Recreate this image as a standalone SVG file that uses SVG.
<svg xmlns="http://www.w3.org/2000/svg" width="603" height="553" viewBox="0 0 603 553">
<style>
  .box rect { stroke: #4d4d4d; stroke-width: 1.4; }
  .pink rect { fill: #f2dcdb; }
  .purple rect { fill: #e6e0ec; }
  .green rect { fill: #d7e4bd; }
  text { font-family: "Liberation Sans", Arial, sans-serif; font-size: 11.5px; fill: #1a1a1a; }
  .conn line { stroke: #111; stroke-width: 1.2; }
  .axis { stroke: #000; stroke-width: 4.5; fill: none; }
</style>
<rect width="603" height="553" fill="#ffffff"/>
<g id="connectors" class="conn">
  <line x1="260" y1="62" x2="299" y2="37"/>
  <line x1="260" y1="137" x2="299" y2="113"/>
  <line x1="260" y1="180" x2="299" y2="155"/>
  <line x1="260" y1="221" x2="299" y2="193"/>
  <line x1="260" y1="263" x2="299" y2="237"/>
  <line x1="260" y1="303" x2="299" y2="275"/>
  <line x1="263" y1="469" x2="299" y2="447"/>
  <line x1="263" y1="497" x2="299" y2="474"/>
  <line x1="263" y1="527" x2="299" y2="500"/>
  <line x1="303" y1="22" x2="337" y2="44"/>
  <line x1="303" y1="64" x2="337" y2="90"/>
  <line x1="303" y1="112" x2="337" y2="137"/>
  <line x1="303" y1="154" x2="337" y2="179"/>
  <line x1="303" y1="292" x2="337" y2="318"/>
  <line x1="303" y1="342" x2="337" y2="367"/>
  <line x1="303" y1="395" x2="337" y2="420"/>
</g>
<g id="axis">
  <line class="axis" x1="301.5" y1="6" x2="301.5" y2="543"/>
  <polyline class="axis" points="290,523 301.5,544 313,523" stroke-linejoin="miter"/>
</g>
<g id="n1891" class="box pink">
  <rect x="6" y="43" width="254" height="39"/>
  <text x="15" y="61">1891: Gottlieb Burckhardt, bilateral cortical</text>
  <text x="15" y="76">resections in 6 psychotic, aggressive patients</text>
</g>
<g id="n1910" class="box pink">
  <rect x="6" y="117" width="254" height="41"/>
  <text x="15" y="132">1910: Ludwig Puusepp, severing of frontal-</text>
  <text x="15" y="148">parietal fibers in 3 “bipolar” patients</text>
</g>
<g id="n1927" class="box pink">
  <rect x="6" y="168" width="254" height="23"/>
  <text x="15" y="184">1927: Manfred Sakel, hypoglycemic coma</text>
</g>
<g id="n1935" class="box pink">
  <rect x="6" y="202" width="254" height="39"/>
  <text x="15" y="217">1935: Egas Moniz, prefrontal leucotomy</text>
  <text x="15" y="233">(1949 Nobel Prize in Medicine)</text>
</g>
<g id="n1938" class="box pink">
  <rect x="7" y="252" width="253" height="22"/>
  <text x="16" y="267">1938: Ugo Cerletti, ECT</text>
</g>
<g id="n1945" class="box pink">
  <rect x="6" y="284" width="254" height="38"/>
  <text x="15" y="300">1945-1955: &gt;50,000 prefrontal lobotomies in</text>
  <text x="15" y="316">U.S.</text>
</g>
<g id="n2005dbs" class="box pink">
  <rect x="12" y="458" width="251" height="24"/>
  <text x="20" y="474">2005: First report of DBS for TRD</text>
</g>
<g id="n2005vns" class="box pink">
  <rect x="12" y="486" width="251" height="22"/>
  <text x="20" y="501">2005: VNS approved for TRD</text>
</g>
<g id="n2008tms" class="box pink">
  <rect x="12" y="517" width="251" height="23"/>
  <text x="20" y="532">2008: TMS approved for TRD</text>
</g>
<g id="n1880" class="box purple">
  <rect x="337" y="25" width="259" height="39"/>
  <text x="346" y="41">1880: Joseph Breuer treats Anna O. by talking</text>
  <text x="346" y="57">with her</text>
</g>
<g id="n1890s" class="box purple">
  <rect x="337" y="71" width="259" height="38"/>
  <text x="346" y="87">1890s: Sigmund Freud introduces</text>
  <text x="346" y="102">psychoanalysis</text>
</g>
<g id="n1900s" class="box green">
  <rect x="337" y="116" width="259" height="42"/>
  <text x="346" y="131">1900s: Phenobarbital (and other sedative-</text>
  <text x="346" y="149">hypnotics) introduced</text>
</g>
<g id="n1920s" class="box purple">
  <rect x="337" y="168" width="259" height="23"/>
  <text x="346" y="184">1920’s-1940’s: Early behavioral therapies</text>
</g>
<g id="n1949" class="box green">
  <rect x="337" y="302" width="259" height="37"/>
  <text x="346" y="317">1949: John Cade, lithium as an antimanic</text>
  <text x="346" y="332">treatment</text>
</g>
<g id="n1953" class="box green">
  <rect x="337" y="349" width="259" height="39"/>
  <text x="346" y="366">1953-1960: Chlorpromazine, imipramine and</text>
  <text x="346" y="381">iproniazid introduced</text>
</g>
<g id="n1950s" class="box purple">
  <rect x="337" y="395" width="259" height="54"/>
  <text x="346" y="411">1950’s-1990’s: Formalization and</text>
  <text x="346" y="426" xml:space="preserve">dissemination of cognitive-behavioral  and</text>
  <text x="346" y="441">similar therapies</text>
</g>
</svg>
==
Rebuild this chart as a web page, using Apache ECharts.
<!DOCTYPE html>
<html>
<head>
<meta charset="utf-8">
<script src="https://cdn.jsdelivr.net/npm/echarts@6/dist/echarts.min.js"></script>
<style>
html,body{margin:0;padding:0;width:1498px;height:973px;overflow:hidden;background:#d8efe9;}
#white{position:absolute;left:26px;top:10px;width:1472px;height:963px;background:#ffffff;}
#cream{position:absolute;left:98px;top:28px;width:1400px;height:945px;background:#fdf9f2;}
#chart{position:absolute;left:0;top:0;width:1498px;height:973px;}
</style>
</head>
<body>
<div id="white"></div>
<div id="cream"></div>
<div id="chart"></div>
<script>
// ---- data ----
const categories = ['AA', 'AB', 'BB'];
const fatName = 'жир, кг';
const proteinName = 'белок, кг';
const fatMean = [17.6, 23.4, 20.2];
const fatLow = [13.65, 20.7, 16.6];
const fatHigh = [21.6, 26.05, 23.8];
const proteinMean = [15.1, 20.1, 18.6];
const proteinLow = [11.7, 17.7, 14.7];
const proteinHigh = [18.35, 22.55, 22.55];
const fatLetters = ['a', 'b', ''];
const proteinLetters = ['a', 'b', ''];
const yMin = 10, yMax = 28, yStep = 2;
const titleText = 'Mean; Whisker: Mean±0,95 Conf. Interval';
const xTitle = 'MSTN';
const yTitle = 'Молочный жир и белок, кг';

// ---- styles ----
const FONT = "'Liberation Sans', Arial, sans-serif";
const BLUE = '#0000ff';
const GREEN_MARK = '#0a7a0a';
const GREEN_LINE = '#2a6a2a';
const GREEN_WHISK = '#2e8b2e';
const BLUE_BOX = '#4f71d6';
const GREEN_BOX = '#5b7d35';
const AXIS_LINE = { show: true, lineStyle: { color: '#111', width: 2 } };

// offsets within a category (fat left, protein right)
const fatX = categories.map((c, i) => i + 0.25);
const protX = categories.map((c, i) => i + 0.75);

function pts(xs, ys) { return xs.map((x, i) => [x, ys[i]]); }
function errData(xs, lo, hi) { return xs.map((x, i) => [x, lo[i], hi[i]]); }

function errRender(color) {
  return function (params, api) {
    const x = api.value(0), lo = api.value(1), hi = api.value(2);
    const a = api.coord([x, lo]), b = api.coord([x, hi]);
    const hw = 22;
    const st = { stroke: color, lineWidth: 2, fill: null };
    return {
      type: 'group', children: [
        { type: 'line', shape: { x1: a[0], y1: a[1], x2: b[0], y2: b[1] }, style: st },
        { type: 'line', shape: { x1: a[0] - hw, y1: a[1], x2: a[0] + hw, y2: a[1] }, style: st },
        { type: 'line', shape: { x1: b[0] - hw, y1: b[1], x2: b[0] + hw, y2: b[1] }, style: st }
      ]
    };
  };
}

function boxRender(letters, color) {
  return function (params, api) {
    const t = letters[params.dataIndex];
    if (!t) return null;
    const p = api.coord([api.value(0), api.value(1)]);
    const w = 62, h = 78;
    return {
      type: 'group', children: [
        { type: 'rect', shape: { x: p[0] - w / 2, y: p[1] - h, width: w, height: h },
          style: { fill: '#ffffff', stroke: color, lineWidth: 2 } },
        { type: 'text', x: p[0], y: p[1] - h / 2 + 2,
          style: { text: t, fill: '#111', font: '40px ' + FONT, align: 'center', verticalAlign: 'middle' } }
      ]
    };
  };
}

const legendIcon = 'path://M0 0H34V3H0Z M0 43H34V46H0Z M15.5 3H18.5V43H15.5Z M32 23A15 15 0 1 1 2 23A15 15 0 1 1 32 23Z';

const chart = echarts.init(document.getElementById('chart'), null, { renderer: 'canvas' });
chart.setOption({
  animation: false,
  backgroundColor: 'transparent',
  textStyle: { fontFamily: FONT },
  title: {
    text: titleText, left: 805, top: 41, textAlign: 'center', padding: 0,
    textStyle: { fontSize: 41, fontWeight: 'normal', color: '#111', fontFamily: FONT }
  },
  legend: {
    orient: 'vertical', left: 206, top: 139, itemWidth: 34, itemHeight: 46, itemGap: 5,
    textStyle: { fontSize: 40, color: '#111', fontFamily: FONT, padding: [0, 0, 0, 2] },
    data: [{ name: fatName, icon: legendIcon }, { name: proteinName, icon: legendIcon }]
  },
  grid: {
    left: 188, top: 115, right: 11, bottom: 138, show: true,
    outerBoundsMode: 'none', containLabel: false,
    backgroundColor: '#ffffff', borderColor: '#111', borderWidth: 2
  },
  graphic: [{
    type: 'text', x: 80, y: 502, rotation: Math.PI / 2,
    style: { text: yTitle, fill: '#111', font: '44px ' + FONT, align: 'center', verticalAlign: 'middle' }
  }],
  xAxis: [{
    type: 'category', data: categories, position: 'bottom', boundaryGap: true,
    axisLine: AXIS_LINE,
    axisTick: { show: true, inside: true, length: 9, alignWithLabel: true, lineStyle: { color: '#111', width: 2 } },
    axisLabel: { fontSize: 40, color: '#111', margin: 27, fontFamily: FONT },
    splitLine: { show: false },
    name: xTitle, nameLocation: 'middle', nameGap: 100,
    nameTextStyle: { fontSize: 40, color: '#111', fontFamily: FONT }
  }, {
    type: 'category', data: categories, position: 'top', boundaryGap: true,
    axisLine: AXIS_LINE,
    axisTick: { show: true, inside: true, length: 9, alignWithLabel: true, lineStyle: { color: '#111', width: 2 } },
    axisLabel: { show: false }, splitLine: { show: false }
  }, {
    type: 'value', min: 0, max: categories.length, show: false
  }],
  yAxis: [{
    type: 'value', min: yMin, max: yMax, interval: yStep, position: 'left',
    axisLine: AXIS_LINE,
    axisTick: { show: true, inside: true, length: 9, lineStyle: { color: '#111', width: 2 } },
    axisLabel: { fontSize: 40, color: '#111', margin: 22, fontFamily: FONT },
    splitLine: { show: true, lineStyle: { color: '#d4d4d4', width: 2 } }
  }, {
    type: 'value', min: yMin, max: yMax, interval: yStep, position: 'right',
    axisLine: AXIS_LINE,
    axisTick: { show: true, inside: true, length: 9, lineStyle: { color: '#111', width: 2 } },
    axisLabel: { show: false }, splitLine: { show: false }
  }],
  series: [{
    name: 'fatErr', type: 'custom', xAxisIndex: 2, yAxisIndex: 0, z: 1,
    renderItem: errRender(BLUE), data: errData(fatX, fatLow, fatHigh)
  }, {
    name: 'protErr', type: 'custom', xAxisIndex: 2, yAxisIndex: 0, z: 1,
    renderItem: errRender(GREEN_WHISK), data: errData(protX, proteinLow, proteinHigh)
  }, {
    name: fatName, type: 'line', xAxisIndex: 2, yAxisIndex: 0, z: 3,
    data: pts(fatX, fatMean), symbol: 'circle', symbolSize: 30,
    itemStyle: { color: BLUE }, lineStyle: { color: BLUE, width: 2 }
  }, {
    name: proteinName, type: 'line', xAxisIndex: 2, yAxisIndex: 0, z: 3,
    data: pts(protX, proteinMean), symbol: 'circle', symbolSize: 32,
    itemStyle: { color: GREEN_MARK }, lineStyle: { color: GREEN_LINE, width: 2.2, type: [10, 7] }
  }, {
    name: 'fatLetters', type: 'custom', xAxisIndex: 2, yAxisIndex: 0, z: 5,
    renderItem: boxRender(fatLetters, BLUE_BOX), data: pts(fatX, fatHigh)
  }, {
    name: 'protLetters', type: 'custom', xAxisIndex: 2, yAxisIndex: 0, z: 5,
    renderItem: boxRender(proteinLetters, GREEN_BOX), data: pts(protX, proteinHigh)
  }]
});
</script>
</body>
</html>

WHAT NEEDS TO BE DONE:
Show all lines from the listing above in which "this" appears.

FULL RESPONSE:
Recreate this image as a standalone SVG file that uses SVG.
Rebuild this chart as a web page, using Apache ECharts.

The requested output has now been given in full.